Hawaii Employment Law Basics: Protections of Victims Leave Act Triggered More Often in a Tough Economy

I found this article relating to Employment Law which I thought may be of interest. So here it is for you

It is hard to argue with studies concluding that there is a correlation between the increase in domestic violence being reported and the weak economy.  It is critical under these circumstances that Hawaii employers understand that the Hawaii Victims Leave Act requires all Hawaii employers to provide eligible employees with at least 5 days of unpaid victims leave.  All employees who have worked for at least 6 consecutive months for the employer are eligible for victims leave.

Generally, employers must provide employees with victims leave for a reasonable time period up to a maximum number of days per calendar year if the employee or the employee’s minor child is a victim of domestic or sexual violence.  Employers with 50 or more employees must provide up to 30 days of unpaid victims leave per calendar year; employers with 49 or less employees must provide up to 5 days of victims leave per calendar year.  Victims leave is unpaid, but employers may require the employee to use paid leave.

Protected Forms of Victims Leave:

An employee may use victims leave to:

Seek medical attention for the employee or the employee’s minor child to recover from the physical or psychological injury or disability caused by domestic or sexual violence; Obtain services from a victim services organization; Obtain psychological or other counseling; Temporarily or permanently relocate; or Take legal action, including preparing for or participating in any civil or criminal legal proceeding related to or resulting from the domestic or sexual violence, or other actions to enhance the physical, psychological, or economic health or safety of the employee or the employee’s minor child or to enhance the safety of those who associate or work with the employee.



An employee seeking victims leave must provide the employer with “reasonable notice” of the employee’s intention to take leave.  However, advance notice is not required where such notice is not “practicable” because of imminent danger to the employee or the employee’s minor child.


Certification is required under the law.  The method of certification depends on whether the leave required is less or more than 5 days.  If the victims leave extends less than 5 calendar days, the employee can certify by providing signed statement within a reasonable period attesting to the fact that the employee or the employee’s minor child is a victim of domestic or sexual violence and the leave is for one of the enumerated purposes.  Thus, the employee is permitted to “self-certify.”

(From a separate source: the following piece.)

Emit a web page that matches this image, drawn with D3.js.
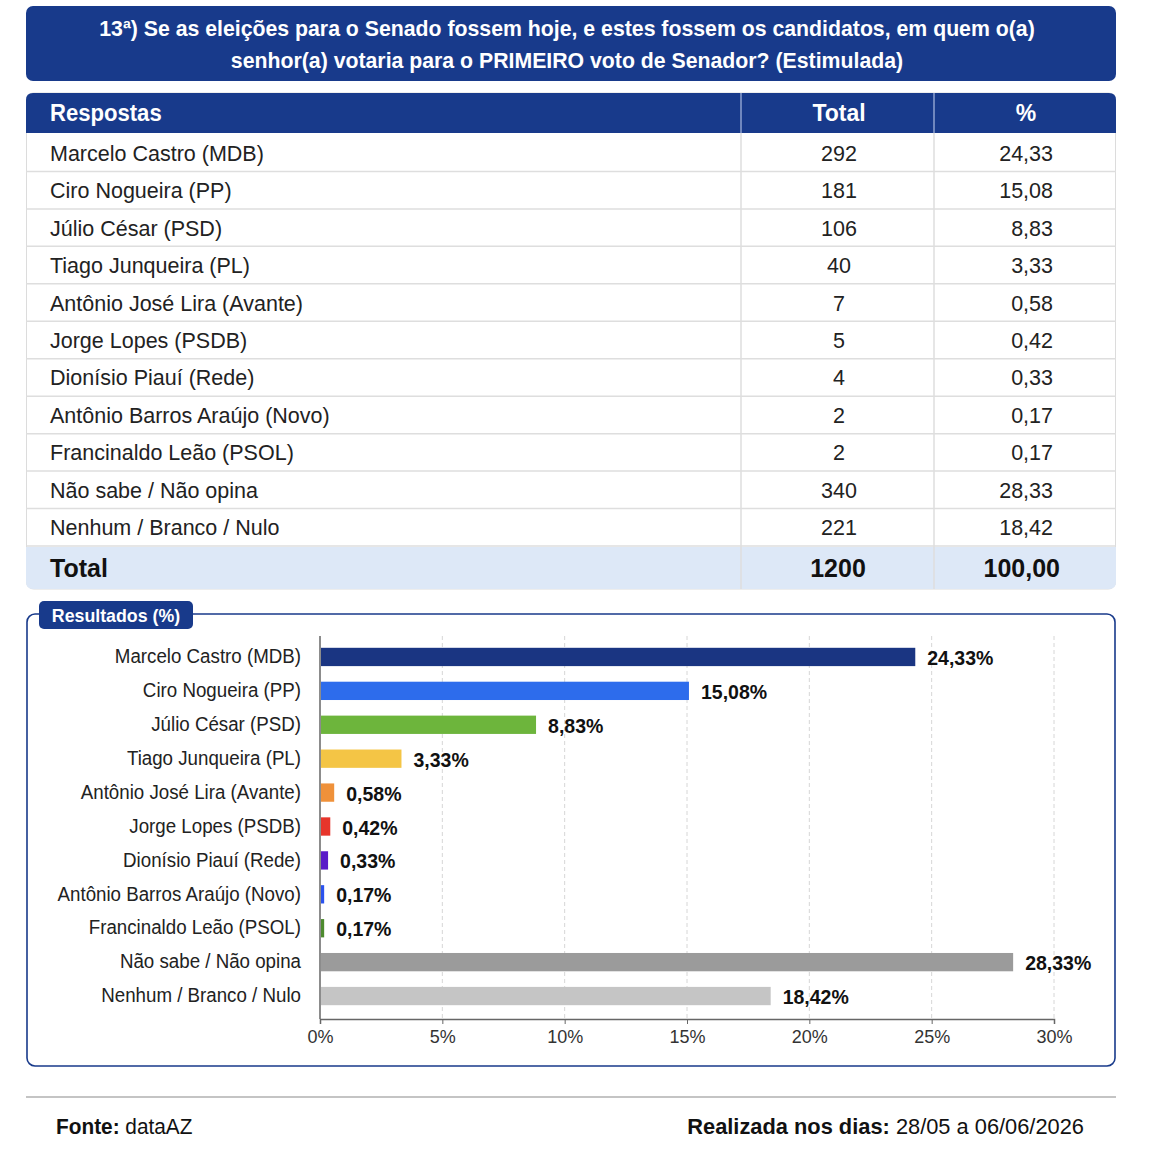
<!DOCTYPE html>
<html><head><meta charset="utf-8">
<script src="https://cdn.jsdelivr.net/npm/d3@7"></script>
<style>
body{margin:0;background:#fff;}
svg{display:block;}
text{font-family:"Liberation Sans Narrow","Arial Narrow","Liberation Sans",Arial,sans-serif;}
</style></head>
<body>
<svg id="c" width="1153" height="1164"></svg>
<script>
const titleLines = ["13ª) Se as eleições para o Senado fossem hoje, e estes fossem os candidatos, em quem o(a)",
                    "senhor(a) votaria para o PRIMEIRO voto de Senador? (Estimulada)"];
const categories = ["Marcelo Castro (MDB)","Ciro Nogueira (PP)","Júlio César (PSD)","Tiago Junqueira (PL)",
  "Antônio José Lira (Avante)","Jorge Lopes (PSDB)","Dionísio Piauí (Rede)","Antônio Barros Araújo (Novo)",
  "Francinaldo Leão (PSOL)","Não sabe / Não opina","Nenhum / Branco / Nulo"];
const totals = [292,181,106,40,7,5,4,2,2,340,221];
const percents = [24.33,15.08,8.83,3.33,0.58,0.42,0.33,0.17,0.17,28.33,18.42];
const barColors = ["#1a3582","#2d6cec","#6db53c","#f4c545","#ef913a","#e7352b","#5a1bc8","#2a52ee","#4d8a2e","#9b9b9b","#c5c5c5"];
const xTicks = [0,5,10,15,20,25,30];
const grandTotal = 1200;
const grandPercent = 100;
const headers = ["Respostas","Total","%"];
const footLeft = ["Fonte:"," dataAZ"];
const footRight = ["Realizada nos dias:"," 28/05 a 06/06/2026"];

const NAVY = "#183a8b";
const FONT = '"Liberation Sans Narrow","Arial Narrow","Liberation Sans",Arial,sans-serif';
const loc = d3.formatLocale({decimal:",",thousands:".",grouping:[3],currency:["",""]});
const f2 = loc.format(".2f");
const svg = d3.select("#c");

// condense helper: keeps glyph height, narrows width
function condense(sel, k){
  sel.each(function(){
    const w = this.getComputedTextLength();
    d3.select(this).attr("textLength", w*k).attr("lengthAdjust","spacingAndGlyphs");
  });
}

// Title box
svg.append("rect").attr("x",26).attr("y",6).attr("width",1090).attr("height",75).attr("rx",7).attr("fill",NAVY);
const tl = svg.selectAll("text.title").data(titleLines).join("text").attr("class","title")
  .attr("x",567).attr("y",(d,i)=>28+i*32).attr("text-anchor","middle").attr("dominant-baseline","central")
  .attr("fill","#fff").attr("font-weight","bold").attr("font-size",22.5).text(d=>d);
condense(tl, 0.945);

// Table
const tX0=26, tX1=1116, c1=741, c2=934;
const rowY = d3.scaleBand().domain(d3.range(categories.length)).range([134,546]);
svg.append("rect").attr("x",tX0+0.5).attr("y",93).attr("width",tX1-tX0-1).attr("height",496).attr("rx",7)
  .attr("fill","#fff").attr("stroke","#dcdcdc");
svg.append("path").attr("fill",NAVY)
  .attr("d",`M${tX0},133 V100 Q${tX0},93 ${tX0+7},93 H${tX1-7} Q${tX1},93 ${tX1},100 V133 Z`);
svg.append("path").attr("fill","#dde8f7")
  .attr("d",`M${tX0},547 V582 Q${tX0},589 ${tX0+7},589 H${tX1-7} Q${tX1},589 ${tX1},582 V547 Z`);
svg.selectAll("line.rs").data(d3.range(1,categories.length+1)).join("line").attr("class","rs")
  .attr("x1",tX0).attr("x2",tX1).attr("y1",d=>rowY(d)||546).attr("y2",d=>rowY(d)||546)
  .attr("stroke","#dedede").attr("stroke-width",1.5);
[c1,c2].forEach(x=>{
  svg.append("line").attr("x1",x).attr("x2",x).attr("y1",93).attr("y2",133).attr("stroke","#8ea2cf").attr("stroke-width",1.5);
  svg.append("line").attr("x1",x).attr("x2",x).attr("y1",133).attr("y2",589).attr("stroke","#dedede").attr("stroke-width",1.5);
});
const h0 = svg.append("text").attr("x",50).attr("y",113).attr("dominant-baseline","central").attr("fill","#fff")
  .attr("font-weight","bold").attr("font-size",23).text(headers[0]);
condense(h0, 0.96);
svg.append("text").attr("x",839).attr("y",113).attr("text-anchor","middle").attr("dominant-baseline","central").attr("fill","#fff")
  .attr("font-weight","bold").attr("font-size",23).text(headers[1]);
svg.append("text").attr("x",1026).attr("y",113).attr("text-anchor","middle").attr("dominant-baseline","central").attr("fill","#fff")
  .attr("font-weight","bold").attr("font-size",23).text(headers[2]);
const rows = svg.selectAll("g.row").data(categories).join("g").attr("class","row")
  .attr("transform",(d,i)=>`translate(0,${rowY(i)+rowY.bandwidth()/2+1})`);
rows.append("text").attr("x",50).attr("dominant-baseline","central").attr("font-size",21.5).attr("fill","#222").text(d=>d);
rows.append("text").attr("x",839).attr("text-anchor","middle").attr("dominant-baseline","central").attr("font-size",21.5).attr("fill","#222").text((d,i)=>totals[i]);
rows.append("text").attr("x",1053).attr("text-anchor","end").attr("dominant-baseline","central").attr("font-size",21.5).attr("fill","#222").text((d,i)=>f2(percents[i]));
svg.append("text").attr("x",50).attr("y",568).attr("dominant-baseline","central").attr("font-weight","bold").attr("font-size",25).attr("fill","#111").text("Total");
svg.append("text").attr("x",838).attr("y",568).attr("text-anchor","middle").attr("dominant-baseline","central").attr("font-weight","bold").attr("font-size",25).attr("fill","#111").text(grandTotal);
svg.append("text").attr("x",1060).attr("y",568).attr("text-anchor","end").attr("dominant-baseline","central").attr("font-weight","bold").attr("font-size",25).attr("fill","#111").text(f2(grandPercent));

// Chart panel
svg.append("rect").attr("x",27).attr("y",614).attr("width",1088).attr("height",452).attr("rx",8)
  .attr("fill","#fff").attr("stroke",NAVY).attr("stroke-width",1.6);
svg.append("rect").attr("x",39).attr("y",601).attr("width",154).attr("height",28).attr("rx",5).attr("fill",NAVY);
const tab = svg.append("text").attr("x",116).attr("y",615).attr("text-anchor","middle").attr("dominant-baseline","central")
  .attr("fill","#fff").attr("font-weight","bold").attr("font-size",19).text("Resultados (%)");
condense(tab, 0.935);

const x = d3.scaleLinear().domain([0,30]).range([320,1054]);
const y = d3.scaleBand().domain(categories).range([640,1013]).paddingInner(0.46).paddingOuter(0.23);
const yAxisBottom = 1019;
svg.append("g").selectAll("line").data(xTicks.slice(1)).join("line")
  .attr("x1",d=>x(d)).attr("x2",d=>x(d)).attr("y1",636).attr("y2",yAxisBottom)
  .attr("stroke","#d6d6d6").attr("stroke-dasharray","4,3");
const xa = svg.append("g").attr("transform",`translate(0,${yAxisBottom})`)
  .call(d3.axisBottom(x).tickValues(xTicks).tickFormat(d=>d+"%").tickSize(5).tickPadding(6));
xa.select(".domain").attr("stroke","#666").attr("stroke-width",1.5);
xa.selectAll(".tick line").attr("stroke","#666");
xa.selectAll(".tick text").attr("font-size",18).attr("fill","#333").attr("font-family",FONT);
const ya = svg.append("g").attr("transform",`translate(320,0)`).call(d3.axisLeft(y).tickSize(0).tickPadding(19));
ya.select(".domain").attr("stroke","#666").attr("stroke-width",1.5).attr("d",`M0,636V${yAxisBottom}`);
const yl = ya.selectAll(".tick text").attr("font-size",19.5).attr("fill","#222").attr("font-family",FONT);
condense(yl, 0.96);
svg.append("g").selectAll("rect").data(categories).join("rect")
  .attr("x",x(0)+1).attr("y",d=>y(d)).attr("height",y.bandwidth())
  .attr("width",(d,i)=>Math.max(0,x(percents[i])-x(0)-1)).attr("fill",(d,i)=>barColors[i]);
svg.append("g").selectAll("text").data(categories).join("text")
  .attr("x",(d,i)=>x(percents[i])+12).attr("y",d=>y(d)+y.bandwidth()/2+1).attr("dominant-baseline","central")
  .attr("font-weight","bold").attr("font-size",19.5).attr("fill","#111").text((d,i)=>f2(percents[i])+"%");

// footer
svg.append("line").attr("x1",26).attr("x2",1116).attr("y1",1097).attr("y2",1097).attr("stroke","#c4c4c4").attr("stroke-width",2);
const fl = svg.append("text").attr("x",56).attr("y",1126).attr("dominant-baseline","central").attr("font-size",22.5).attr("fill","#111");
fl.append("tspan").attr("font-weight","bold").text(footLeft[0]);
fl.append("tspan").text(footLeft[1]);
condense(fl, 0.925);
const fr = svg.append("text").attr("x",1084).attr("y",1126).attr("text-anchor","end").attr("dominant-baseline","central").attr("font-size",22.5).attr("fill","#111");
fr.append("tspan").attr("font-weight","bold").text(footRight[0]);
fr.append("tspan").text(footRight[1]);
condense(fr, 0.97);
</script>
</body></html>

If the leave extends 5 days or more, the certification must be provided by one of the following methods:

A signed statement from a victim services organization, from the employee’s attorney or advocate, from a minor child’s attorney or advocate, or a medical or other professional from whom the employee or the employee’s child has sought assistance related to the domestic or sexual violence; or A police or court record related to the domestic or sexual violence.

Return to Work:

Upon the employee’s return to work, s/he shall be returned to his/her original job or to a position of comparable status and pay, without loss of accumulated service credits and privileges.


Any employee denied leave by an employer in willful violation of the law may file a civil action against the employer to recover back pay and seek reinstatement and other forms of equitable relief.  Costs and reasonable attorneys’ fees are recoverable.